Letter: The true costs of unchecked charter growth

    Ben Herold’s recent article “Rising cyber-charter costs fuel push for statewide reform” focused on the financial cost of cyber charters. In the article, much attention was given to responses from cyber charter operators and supporters who emphasize catchy policy terms like “innovation,” but wholly ignore the reality of student experiences in these programs. 

    The following is a work of opinion submitted by the author.

    Ben Herold’s recent article “Rising cyber-charter costs fuel push for statewide reform” focused on the financial cost of cyber charters. In the article, much attention was given to responses from cyber charter operators and supporters who emphasize catchy policy terms like “innovation,” but wholly ignore the reality of student experiences in these programs.

    Cyber schools failing our kids

    Discussion of cyber education must focus on evidence of what has actually occurred in Pennsylvania as opposed to a theoretical discussion of the supposed benefits of this “innovative” movement. Our state has allowed unchecked cyber charter growth, and the consequences have been grave. Cyber charter school growth has further harmed funding-starved districts and incentivized unregulated district-run cyber programs. The Education Law Center of Pennsylvania is deeply troubled by the financial costs. But more devastating are the educational consequences of these programs. Students enrolled in Pennsylvania cyber charter schools are not receiving a quality education.

    Attorneys at ELC have heard from the families of many students attending cyber charter schools. Here’s what those families have reported: Students spending countless hours behind computer screens without any required human interaction; students with disabilities who are not receiving any appropriate academic instruction; and students who have been pushed into computer-based programs as a result of behavioral incidents.

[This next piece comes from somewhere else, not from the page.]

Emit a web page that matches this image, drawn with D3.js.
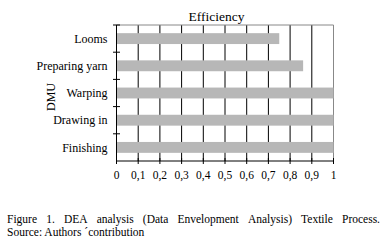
<!DOCTYPE html>
<html>
<head>
<meta charset="utf-8">
<script src="https://cdn.jsdelivr.net/npm/d3@7"></script>
<style>
  body { margin: 0; background: #fff; }
  svg { display: block; }
  text { font-family: "Liberation Serif", "DejaVu Serif", serif; fill: #000; }
</style>
</head>
<body>
<div id="chart"></div>
<script>
const categories = ['Looms', 'Preparing yarn', 'Warping', 'Drawing in', 'Finishing'];
const efficiency = [0.75, 0.86, 1, 1, 1];
const xTicks = [0, 0.1, 0.2, 0.3, 0.4, 0.5, 0.6, 0.7, 0.8, 0.9, 1];
const captionLines = [
  'Figure 1. DEA analysis (Data Envelopment Analysis) Textile Process.',
  'Source: Authors \u00b4contribution'
];

const width = 389, height = 248;
const margin = { top: 25, right: 55.5, bottom: 87, left: 116.5 };

const svg = d3.select('#chart').append('svg')
  .attr('width', width)
  .attr('height', height);

const x = d3.scaleLinear()
  .domain([0, 1])
  .range([margin.left, width - margin.right]);

const y = d3.scaleBand()
  .domain(categories)
  .range([margin.top, height - margin.bottom])
  .paddingInner(0.6)
  .paddingOuter(0.3);

// grid lines
svg.append('g')
  .selectAll('line')
  .data(xTicks.slice(1, -1))
  .enter().append('line')
  .attr('x1', d => x(d)).attr('x2', d => x(d))
  .attr('y1', margin.top).attr('y2', height - margin.bottom)
  .attr('stroke', '#000')
  .attr('stroke-width', 1);

// frame top + right
svg.append('path')
  .attr('d', `M${x(0)},${margin.top}H${x(1)}V${height - margin.bottom}`)
  .attr('fill', 'none')
  .attr('stroke', '#888')
  .attr('stroke-width', 1);

// bars
svg.append('g')
  .selectAll('rect')
  .data(categories)
  .enter().append('rect')
  .attr('x', x(0))
  .attr('y', d => y(d))
  .attr('width', (d, i) => x(efficiency[i]) - x(0))
  .attr('height', y.bandwidth())
  .attr('fill', '#b7b7b7');

// y axis
const yBoundaries = d3.range(categories.length + 1)
  .map(i => margin.top + i * (height - margin.bottom - margin.top) / categories.length);
const yAxis = svg.append('g');
yAxis.append('line')
  .attr('x1', x(0)).attr('x2', x(0))
  .attr('y1', margin.top).attr('y2', height - margin.bottom)
  .attr('stroke', '#000');
yAxis.selectAll('.tick')
  .data(yBoundaries.slice(0, -1))
  .enter().append('line')
  .attr('x1', x(0) - 3.5).attr('x2', x(0) + 3.5)
  .attr('y1', d => d).attr('y2', d => d)
  .attr('stroke', '#000');
yAxis.selectAll('text')
  .data(categories)
  .enter().append('text')
  .attr('x', x(0) - 9)
  .attr('y', d => y(d) + y.bandwidth() / 2)
  .attr('dy', '0.35em')
  .attr('text-anchor', 'end')
  .attr('font-size', 12)
  .text(d => d);

// x axis
const xAxis = svg.append('g');
xAxis.append('line')
  .attr('x1', x(0)).attr('x2', x(1))
  .attr('y1', height - margin.bottom).attr('y2', height - margin.bottom)
  .attr('stroke', '#000');
xAxis.selectAll('.tick')
  .data(xTicks)
  .enter().append('line')
  .attr('x1', d => x(d)).attr('x2', d => x(d))
  .attr('y1', height - margin.bottom - 3).attr('y2', height - margin.bottom + 3)
  .attr('stroke', '#000');
xAxis.selectAll('text')
  .data(xTicks)
  .enter().append('text')
  .attr('x', d => x(d))
  .attr('y', height - margin.bottom + 17.5)
  .attr('text-anchor', 'middle')
  .attr('font-size', 11.5)
  .text(d => String(d).replace('.', ','));

// title
svg.append('text')
  .attr('x', 216.5)
  .attr('y', 21)
  .attr('text-anchor', 'middle')
  .attr('font-size', 13.5)
  .text('Efficiency');

// y label
svg.append('text')
  .attr('transform', 'translate(55,97) rotate(-90)')
  .attr('text-anchor', 'middle')
  .attr('font-size', 12)
  .text('DMU');

// caption, first line justified word by word
const capLeft = 7, capRight = 380;
const words = captionLines[0].split(' ');
const line1 = svg.append('g');
const wordNodes = words.map(w => line1.append('text')
  .attr('y', 223)
  .attr('font-size', 11.5)
  .text(w));
const widths = wordNodes.map(n => n.node().getComputedTextLength());
const gap = (capRight - capLeft - d3.sum(widths)) / (words.length - 1);
let cx = capLeft;
wordNodes.forEach((n, i) => {
  n.attr('x', cx);
  cx += widths[i] + gap;
});
svg.append('text')
  .attr('x', capLeft)
  .attr('y', 236)
  .attr('font-size', 11.5)
  .text(captionLines[1]);
</script>
</body>
</html>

    There’s conclusive quantitative evidence, as cited in the article, that Pennsylvania cyber charter school students are failing to meet academic standards and are academically trailing their counterparts in traditional brick-and-mortar schools. Now a new national study released this month shows the failure of these schools — throughout the country — to meet any kind of academic standards.

    Virtual Schools in the U.S. 2013” released by the National Education Policy Center at the University of Colorado Boulder revealed that in the 2010-2011 school year there was a 28 percentage point difference between full-time virtual schools and traditional brick-and-mortar district and charter schools meeting adequate yearly progress benchmarks on standardized tests: 23.6 percent compared with 52 percent, respectively.

    Additionally, the on-time graduation rate for the full-time virtual schools was less than half the national average: 37.6 percent versus 79.4 percent.

    No more cyber charters

    The Education Law Center would strongly support the report’s recommendations for policymakers. They include:

    Slow or stop growth of virtual schools until the reasons for their relatively poor performance have been identified and addressed.
    Impose caps on student enrollment until evidence of satisfactory performance for a provider is available.
    Develop guidelines and governance mechanisms to ensure that virtual schools do not prioritize profit over student learning.
    Assess the contributions of various providers to student achievement, and closing virtual schools and programs that do not contribute to student growth.

    Pennsylvania has taken some preliminary steps toward stemming the unchecked authorization of cyber charter schools. In January, the Pennsylvania Department of Education rejected the applications of eight new cyber charters. PDE also recently announced it was closing down one of the new cyber charters for failure to comply with its charter.

    The Law Center supports these actions and urges policymakers to make the process of cyber charter review and approval even more robust.

    Cyber charter supporters tout policy recommendations that focus on a theoretical version of the future without addressing the ill effects of Pennsylvania’s 13-year embrace of cyber charter schools. Some of those supporters go so far as to say that Pennsylvania is in jeopardy of falling behind other states in an imagined race to expand the number of cyber charter schools. But the truth is that, despite mounting evidence of the academic failure of these schools, Pennsylvania has blindly led the full-time cyber schooling movement for years. In fact, during the 2011-2012 school year Pennsylvania accounted for 16 percent of all students enrolled in full-time cyber schools in the entire country.

    Pennsylvania has been experimenting with students in cyber charter schools under the guise of “innovation” for more than a decade. We no longer need to hypothesize about the results. Cyber charters do not work for the majority of the students they enroll.

    In smartly planning for the future, Pennsylvania lawmakers must first address the troubling educational reality of full-time cyber charter schools. To that end, discussions of reform should focus on improving the educational outcomes for cyber charter students, not simply restructuring how we fund these programs.

    Rhonda Brownstein is executive director of the Education Law Center.